#### Exercise details
Repeat everything from the first line of the listing below through the line that contains "plt.rcParams['font.family'] = ['Roboto', 'DejaVu", exactly. Leave out pictures.

+++++

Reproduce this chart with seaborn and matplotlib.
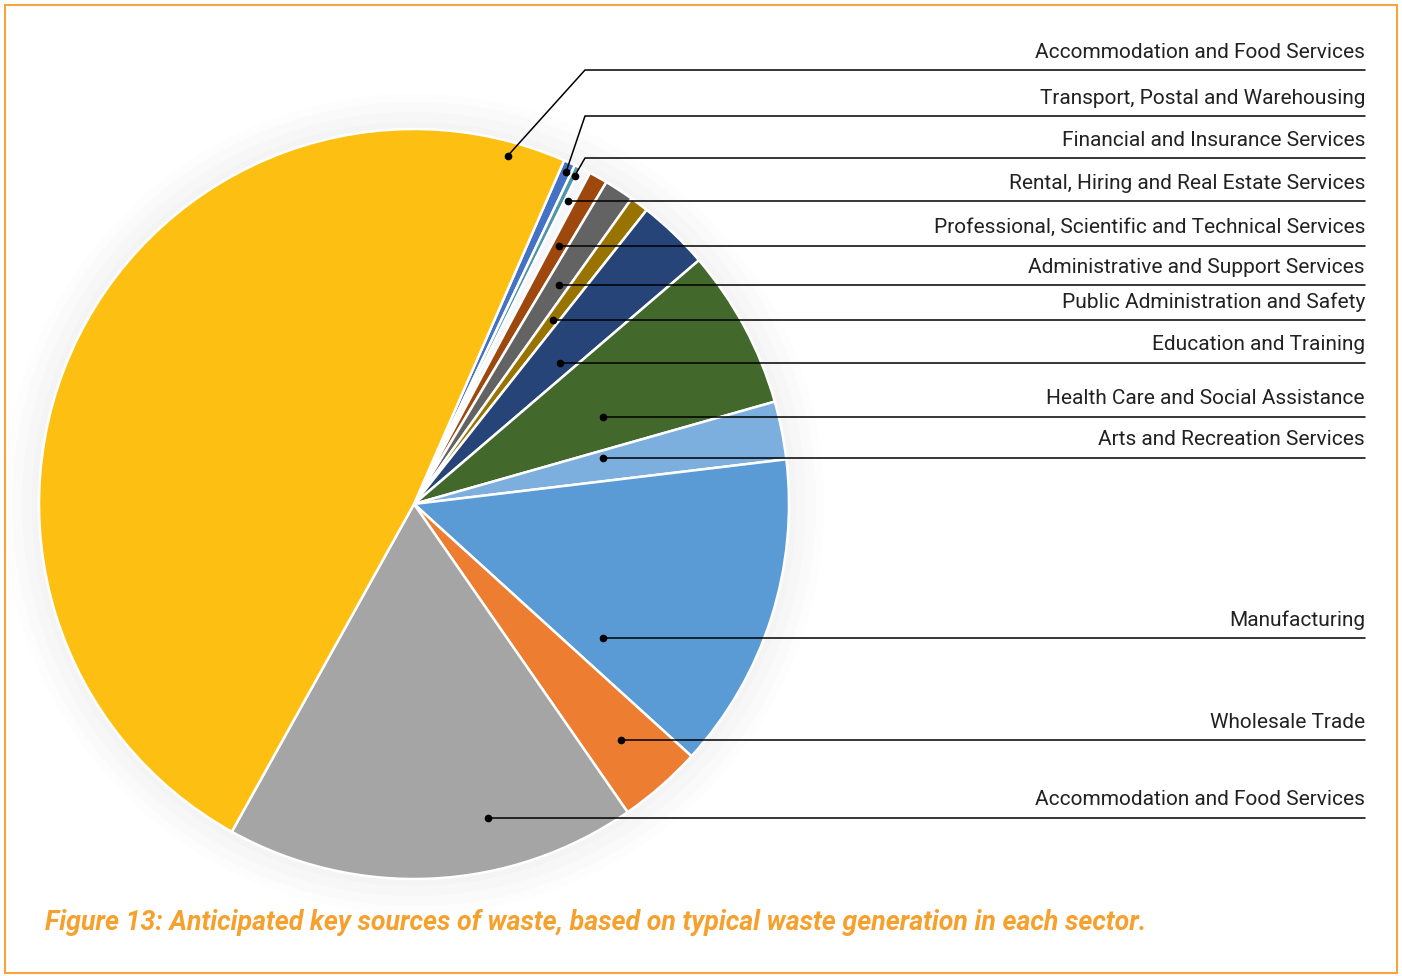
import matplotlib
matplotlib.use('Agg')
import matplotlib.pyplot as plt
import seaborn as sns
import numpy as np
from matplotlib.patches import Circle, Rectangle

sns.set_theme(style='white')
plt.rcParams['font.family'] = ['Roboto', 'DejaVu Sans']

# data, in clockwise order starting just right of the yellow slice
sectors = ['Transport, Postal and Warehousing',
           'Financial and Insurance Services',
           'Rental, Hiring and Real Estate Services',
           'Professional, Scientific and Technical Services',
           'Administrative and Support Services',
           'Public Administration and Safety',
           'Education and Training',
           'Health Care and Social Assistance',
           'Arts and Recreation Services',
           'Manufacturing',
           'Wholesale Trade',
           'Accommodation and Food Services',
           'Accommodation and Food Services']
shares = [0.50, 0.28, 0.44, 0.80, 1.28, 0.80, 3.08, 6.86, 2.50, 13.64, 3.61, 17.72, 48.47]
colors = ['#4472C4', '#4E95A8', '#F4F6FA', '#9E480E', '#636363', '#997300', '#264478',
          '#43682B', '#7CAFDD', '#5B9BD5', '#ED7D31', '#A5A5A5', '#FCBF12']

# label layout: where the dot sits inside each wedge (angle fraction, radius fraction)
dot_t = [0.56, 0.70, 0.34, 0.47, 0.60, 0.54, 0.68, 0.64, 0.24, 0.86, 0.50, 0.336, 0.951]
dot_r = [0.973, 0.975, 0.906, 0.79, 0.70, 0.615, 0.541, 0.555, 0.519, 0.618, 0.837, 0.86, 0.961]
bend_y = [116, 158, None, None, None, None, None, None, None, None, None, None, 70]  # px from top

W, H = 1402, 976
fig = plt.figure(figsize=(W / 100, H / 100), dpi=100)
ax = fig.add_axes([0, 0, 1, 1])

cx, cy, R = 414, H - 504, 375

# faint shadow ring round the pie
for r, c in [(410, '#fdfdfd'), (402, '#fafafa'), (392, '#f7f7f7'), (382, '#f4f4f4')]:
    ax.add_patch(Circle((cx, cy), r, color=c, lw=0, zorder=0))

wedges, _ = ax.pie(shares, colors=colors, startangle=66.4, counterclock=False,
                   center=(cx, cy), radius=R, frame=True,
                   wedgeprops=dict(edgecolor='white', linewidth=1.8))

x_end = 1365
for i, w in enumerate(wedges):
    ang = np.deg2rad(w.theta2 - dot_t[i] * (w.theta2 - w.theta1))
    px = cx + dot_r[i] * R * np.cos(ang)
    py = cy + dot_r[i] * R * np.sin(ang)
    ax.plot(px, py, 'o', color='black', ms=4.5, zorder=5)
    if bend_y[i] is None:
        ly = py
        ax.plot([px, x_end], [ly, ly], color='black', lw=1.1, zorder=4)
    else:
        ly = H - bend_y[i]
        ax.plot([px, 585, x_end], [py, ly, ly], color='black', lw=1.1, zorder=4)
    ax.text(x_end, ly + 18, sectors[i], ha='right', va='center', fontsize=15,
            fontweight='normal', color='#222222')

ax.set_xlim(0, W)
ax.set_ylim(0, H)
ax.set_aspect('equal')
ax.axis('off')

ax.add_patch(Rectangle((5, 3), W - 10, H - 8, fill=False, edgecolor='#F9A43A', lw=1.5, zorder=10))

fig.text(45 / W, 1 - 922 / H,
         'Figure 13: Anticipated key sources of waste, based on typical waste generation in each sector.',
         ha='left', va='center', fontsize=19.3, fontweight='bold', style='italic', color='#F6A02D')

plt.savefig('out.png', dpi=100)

+++++

#### Reply
Reproduce this chart with seaborn and matplotlib.
import matplotlib
matplotlib.use('Agg')
import matplotlib.pyplot as plt
import seaborn as sns
import numpy as np
from matplotlib.patches import Circle, Rectangle

sns.set_theme(style='white')
plt.rcParams['font.family'] = ['Roboto', 'DejaVu Sans']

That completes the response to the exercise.